Here in Utah that is legal if the school is funded with public money. The thing that chaps me is that he let other people find out about it.

Concealed means concealed. If you don't have a permit, don't put a gun in something that gets taken places.

Simple.
 
Yeah, you are right, but he apparently forgot it was in his bag. Two other teachers opened his bag, which was shut, and looked in it and found the gun.
 
I think all teachers should be allowed to carry guns at school. If we can't trust teachers with firearms, why are we trusting them to educate our children?

What makes you think I trust all teachers? Between the ones that are molesting the kids and the spineless liberal pantiewastes that are telling soldier's kids that anyone supporting Pres. Bush is immoral, who's to be trusted?:barf:
 
in all likelihood a misdemeanor charge of possessing a weapon on school property will be filed later this week
Isn't this a felony in some states?

GT
 
I thought the "no guns near schools" law was a federal law and applied the same to all states. Since this happened I've been trying to find out all the laws but it is a fairly frustrating endeavor.
 
The Federal school zone exclusion was thrown out as un-Constitutional, in a suit against the Brady Bill. I want to say Sherrif Mack's suit, but I'm not 100% sure.
 
Blades67,
I am a teacher. So which are you calling me: a child molester or a "spineless liberal pantiewaste"? I suggest you check your target(s) before you shoot your mouth off.
I am a gun owner, CCL holder, and an RKBA activist with the VCDL. Teachers also have the Constitutional right to keep and bear arms. There's no clause in the second amendment which says "except teachers". We don't need your permission or anyone else's to excersize our rights.
 
In April, 1995 the Federal Firearm Free School Zone Act of 1990 was struck down as Un-constitutional by the Supreme Court (U.S. v Lopez).

Congress promptly passed the Federal Firearm Free School Zone Act of 1996. The 1996 act has not been challenged in court because it is seldom enforced.

State laws govern carry at schools and vary widely.
 
I'm not suggesting that teachers don't have a right to bear arms, but keep them at home, not in your lunch box. I'm saying that I wouldn't want some John Silber elitist snob teaching my kids, much less bringing handguns into the schools. I've met some wonderful teachers as an LD student, and yes I know there are some great people out there in education. I've been fortunate to have a few and I remember each and every one by name. But I also had the bad luck to meet some true horror stories that made my hair stand on end.
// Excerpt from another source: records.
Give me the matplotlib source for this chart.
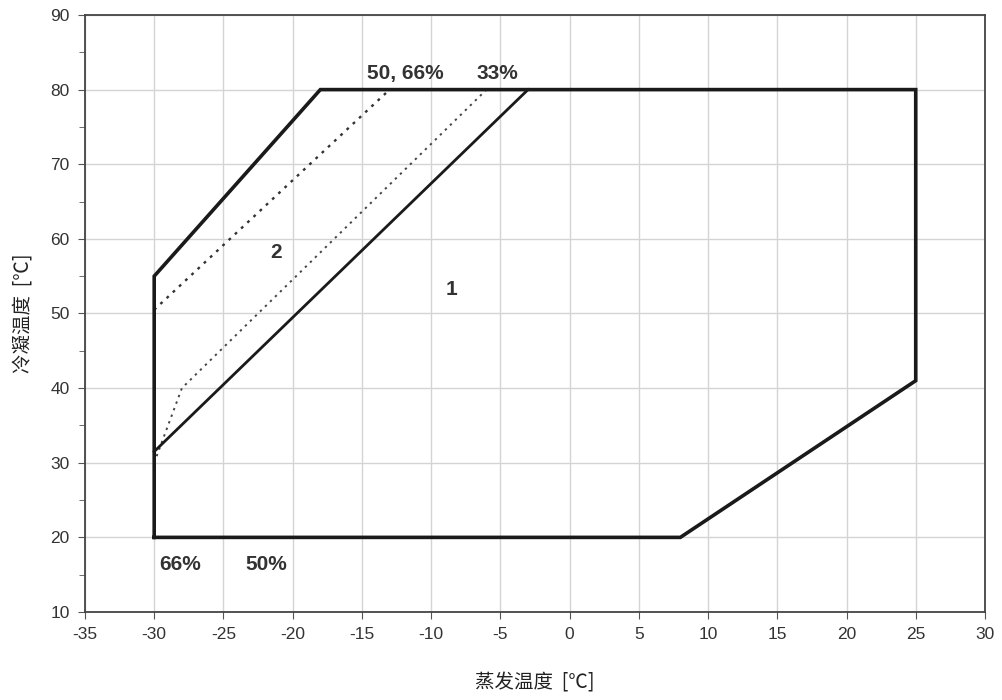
import matplotlib
matplotlib.use("Agg")
import matplotlib.pyplot as plt
from matplotlib.ticker import MultipleLocator

plt.rcParams['font.family'] = ['Liberation Sans', 'Noto Sans CJK SC', 'DejaVu Sans']
plt.rcParams['axes.unicode_minus'] = False

# Operating envelope (evaporating temp, condensing temp)
envelope_x = [-30, -30, -18, 25, 25, 8, -30]
envelope_y = [20, 55, 80, 80, 41, 20, 20]

# Boundary between area 1 and area 2
divider_x = [-30, -3]
divider_y = [31.5, 80]

# Capacity-step limits
limit_66_x = [-30, -13]
limit_66_y = [50.5, 80]
limit_33_x = [-30, -28, -6]
limit_33_y = [30, 40, 80]

# Annotations: (x, y, text)
labels = [
    (-11.9, 82.2, "50, 66%"),
    (-5.2, 82.2, "33%"),
    (-21.2, 58.2, "2"),
    (-8.5, 53.2, "1"),
    (-28.1, 16.4, "66%"),
    (-21.9, 16.4, "50%"),
]

fig = plt.figure(figsize=(10.02, 7.0), dpi=100)
ax = fig.add_axes([0.0848, 0.1257, 0.8982, 0.8529])

ax.set_xlim(-35, 30)
ax.set_ylim(10, 90)
ax.xaxis.set_major_locator(MultipleLocator(5))
ax.yaxis.set_major_locator(MultipleLocator(10))
ax.yaxis.set_minor_locator(MultipleLocator(5))
ax.grid(True, which='major', color='#d4d4d4', linewidth=1.0)
ax.set_axisbelow(True)

for s in ax.spines.values():
    s.set_color('#444444')
    s.set_linewidth(1.3)

ax.tick_params(axis='both', which='major', direction='out', length=5,
               color='#555555', labelsize=12.5, labelcolor='#333333', pad=6)
ax.tick_params(axis='y', which='minor', direction='out', length=4, color='#555555')
ax.tick_params(axis='x', which='minor', length=0)

ax.plot(envelope_x, envelope_y, color='#1a1a1a', linewidth=2.6,
        solid_joinstyle='miter', zorder=4)
ax.plot(divider_x, divider_y, color='#1a1a1a', linewidth=2.0, zorder=4)
ax.plot(limit_66_x, limit_66_y, color='#333333', linewidth=1.7,
        linestyle=(0, (1.2, 2.4)), zorder=3)
ax.plot(limit_33_x, limit_33_y, color='#444444', linewidth=1.4,
        linestyle=(0, (1.2, 2.4)), zorder=3)

for x, y, t in labels:
    ax.text(x, y, t, ha='center', va='center', fontsize=15,
            fontweight='bold', color='#333333', zorder=5)

ax.set_xlabel("蒸发温度  [℃]", fontsize=14, color='#222222', labelpad=22,
              family=['Noto Sans CJK SC', 'DejaVu Sans'])
ax.set_ylabel("冷凝温度  [℃]", fontsize=14, color='#222222', labelpad=12,
              family=['Noto Sans CJK SC', 'DejaVu Sans'])

fig.savefig("out.png", dpi=100, facecolor='white')
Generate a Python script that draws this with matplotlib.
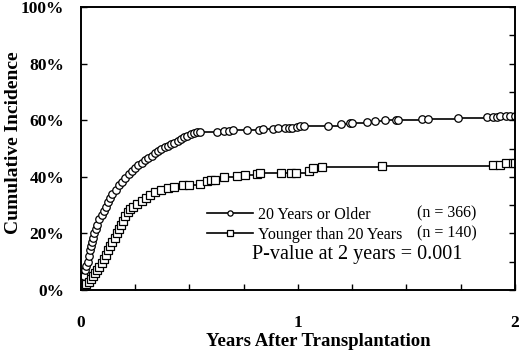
import matplotlib
matplotlib.use('Agg')
import matplotlib.pyplot as plt

# Dados (anos, incidência %)
t_old = [0.0, 0.005, 0.01, 0.015, 0.02, 0.025, 0.03, 0.035, 0.04, 0.045, 0.05, 0.055,
         0.06, 0.07, 0.075, 0.085, 0.095, 0.105, 0.115, 0.125, 0.135, 0.145, 0.16, 0.175,
         0.19, 0.205, 0.22, 0.235, 0.25, 0.265, 0.28, 0.295, 0.31, 0.325, 0.34, 0.355,
         0.37, 0.385, 0.40, 0.415, 0.43, 0.445, 0.46, 0.475, 0.49, 0.505, 0.52, 0.535,
         0.55, 0.625, 0.66, 0.68, 0.70, 0.765, 0.82, 0.84, 0.885, 0.91, 0.94, 0.96,
         0.975, 0.995, 1.01, 1.03, 1.14, 1.20, 1.24, 1.25, 1.32, 1.355, 1.40, 1.45,
         1.46, 1.57, 1.60, 1.74, 1.87, 1.90, 1.92, 1.93, 1.96, 1.98, 2.0]
v_old = [0, 1.5, 3, 5, 7, 8.5, 10, 12, 14, 15.5, 17, 18.5,
         20, 21.5, 23, 25, 26.5, 28, 29.5, 31, 32.5, 34, 35.5, 37,
         38, 39.5, 41, 42, 43, 44, 45, 46, 46.8, 47.5, 48.3, 49,
         49.8, 50.5, 51, 51.5, 52, 52.8, 53.3, 54, 54.5, 55, 55.5, 55.8,
         56, 56, 56.2, 56.3, 56.4, 56.5, 56.6, 56.9, 57, 57.1, 57.2, 57.3,
         57.4, 57.6, 57.8, 58, 58.1, 58.5, 58.9, 59, 59.5, 59.7, 60.1, 60.2,
         60.2, 60.3, 60.5, 60.7, 61, 61, 61.2, 61.5, 61.5, 61.5, 61.5]

t_young = [0.0, 0.005, 0.015, 0.025, 0.035, 0.045, 0.055, 0.065, 0.075, 0.085, 0.095,
           0.105, 0.115, 0.125, 0.135, 0.145, 0.155, 0.165, 0.175, 0.185, 0.195, 0.205,
           0.215, 0.225, 0.24, 0.26, 0.28, 0.30, 0.32, 0.34, 0.37, 0.40, 0.43, 0.47,
           0.50, 0.55, 0.58, 0.60, 0.62, 0.66, 0.72, 0.755, 0.81, 0.825, 0.92, 0.97,
           0.99, 1.05, 1.07, 1.11, 1.39, 1.90, 1.93, 1.96, 1.99, 2.0]
v_young = [0, 0.5, 1, 2, 3, 4, 5, 6, 7, 8, 9.5,
           11, 12.5, 14, 15.5, 17, 18.5, 20, 21.5, 23, 24.5, 26,
           27.5, 28.5, 29.5, 30.5, 31.5, 32.5, 33.5, 34.5, 35.5, 36, 36.5, 37,
           37, 37.5, 38.5, 38.8, 39, 40, 40.3, 40.6, 41, 41.3, 41.5, 41.5,
           41.5, 42, 43, 43.5, 43.8, 44, 44, 45, 45, 45]

x_ticks = [0, 0.25, 0.5, 0.75, 1, 1.25, 1.5, 1.75, 2]
x_labels = ['0', '', '', '', '1', '', '', '', '2']
y_ticks = [0, 20, 40, 60, 80, 100]
y_labels = ['0%', '20%', '40%', '60%', '80%', '100%']

plt.rcParams['font.family'] = ['Liberation Serif', 'DejaVu Serif']

fig = plt.figure(figsize=(5.2, 3.51), dpi=100)
ax = fig.add_axes([0.1558, 0.1738, 0.8342, 0.8062])

l1, = ax.plot(t_old, v_old, drawstyle='steps-post', color='black', lw=1.2,
              marker='o', ms=5.4, mfc='white', mec='black', mew=0.9,
              label='20 Years or Older')
l2, = ax.plot(t_young, v_young, drawstyle='steps-post', color='black', lw=1.2,
              marker='s', ms=5.4, mfc='white', mec='black', mew=0.9,
              label='Younger than 20 Years')

ax.set_xlim(0, 2)
ax.set_ylim(0, 100)

ax.set_xticks(x_ticks)
ax.set_xticklabels(x_labels, fontsize=12.5, fontweight='bold')
ax.set_yticks(y_ticks)
ax.set_yticklabels(y_labels, fontsize=12.5, fontweight='bold')
ax.tick_params(axis='x', direction='in', length=4, width=1, pad=18)
ax.tick_params(axis='y', direction='in', length=4, width=1, pad=12)

# ticks do lado direito a cada 10%
ax2 = ax.twinx()
ax2.set_ylim(0, 100)
ax2.set_yticks(range(0, 101, 10))
ax2.set_yticklabels([])
ax2.tick_params(axis='y', direction='in', length=4, width=1)

for a in (ax, ax2):
    for s in a.spines.values():
        s.set_linewidth(1.2)

ax.set_xlabel('Years After Transplantation', fontsize=13.5, fontweight='bold')
ax.xaxis.set_label_coords(0.546, -0.152)
ax.set_ylabel('Cumulative Incidence', fontsize=14, fontweight='bold')
ax.yaxis.set_label_coords(-0.136, 0.52)

leg = ax.legend(handles=[l1, l2], loc='upper left', bbox_to_anchor=(0.29, 0.295),
                frameon=False, fontsize=11.5, handlelength=2.9, handletextpad=0.3,
                labelspacing=0.25, borderpad=0, borderaxespad=0, markerscale=0.7)
ax.text(0.774, 0.272, '(n = 366)', transform=ax.transAxes, fontsize=11.5, va='center')
ax.text(0.774, 0.201, '(n = 140)', transform=ax.transAxes, fontsize=11.5, va='center')
ax.text(0.394, 0.125, 'P-value at 2 years = 0.001', transform=ax.transAxes,
        fontsize=14.5, va='center')

fig.savefig('out.png', dpi=100)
How the Christ did these people get hired, and why are teaching children with special needs if they don't like these kids to begin with? If the students' self-esteem wasn't low enough already, do they really need to be condesended to by these jerks? Bottom line is it's school -- not your home on the range. :scrutiny: Just because someone is a teacher doesn't make them any better than a construction worker or the guy pumping your gas in the morning. I don't trust people simply because of their profession. I trust them because they've earned it. If someone's "forgetting" they have a gun in their bag, they're not playing with a full deck. What if another student had found it first and used it on another classmate?